Diversification is essential to enhance long term risk-adjusted returns. Research shows that a well-diversified portfolio is the best way to achieve our clients’ investment objectives over the long term. Diversification is achieved primarily through asset allocation, but also via a blending of strategies and investment styles within each of the main asset classes.  We believe that having exposure to Australian or International shares shouldn’t be limited to the top 100 companies on the stock exchange. Small weightings to emerging and midcap companies assists in capturing different stages of investment cycles alongside exposure to Australian & International Property, Cash, Fixed Interest and Alternate Investments such as domestic and international infrastructure. We also know from research that tactical tilts across all of these sectors can add value over time rather than being stagnant, and that timing of enacting any changes is important.  Rebalancing of portfolios will also occur if market weights drift from strategic asset allocations.

3

Cost & tax efficiency is at the forefront of our mind to ensure clients are not paying investment fees or taxes that are unjustified.
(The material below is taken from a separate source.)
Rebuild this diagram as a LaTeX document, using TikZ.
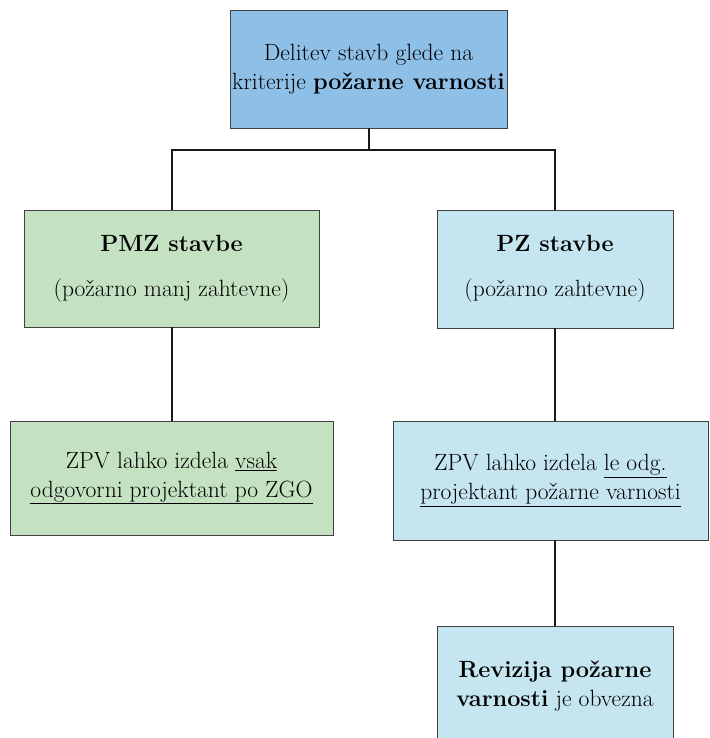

Using a Separately Managed Account (SMA), not only allows us to access preferred institutional pricing through our investment consultants but also gives us the ability to control the mix of index and active managers to align with our policy on acceptable manager costs.  We are also very mindful of tax consequences so with our consultants we have developed a range of specific portfolios to accommodate our client’s individual taxation needs.

4

An Index and Active blend of investments, in our opinion, will work well during differing stages of the investment cycle and assist in the longer-term balancing of risk and return. We also believe that certain segment markets such as emerging companies (that is companies not in the top 100 or 200 tier), emerging countries and alternate investments, such as infrastructure, can be accessed more effectively by active managers who have control over investment selection.  We use active management where it can be justified to trade off the higher cost with potential benefits including outperformance potential, reduction of portfolio volatility and in some cases for specific clients, that may be chasing a specific investment outcome such as income generation.

5

Cashflow being the cornerstone of our set of portfolio principals as the income generation from investments within portfolios can assist with ongoing cash needs and liquidity in environments where capital growth returns are challenged. Whilst this need is different for every client, what is consistent is that every client needs a plan that suits their circumstances.  As clients are still working or accumulating assets, generally the income from core portfolios are reinvested back into the market automatically to help maximise long-term returns and assist with the timing risk of investing. As our clients’ circumstances change this can be varied to ensure funds are held in a ready accessible solution to help fund lifestyle needs.

6

And finally, liquidity of funds which is essential to our client’s financial security and for this reason (for the bulk of our passive investor clients) we prioritise liquid investments and minimise exposure to unlisted growth assets.  Market cycles cannot be controlled so we believe that being able to have a ‘see-through’ valuation on investments is always important. Decisions around asset allocation changes, access and disbursement of these core funds can then be made with the full picture available.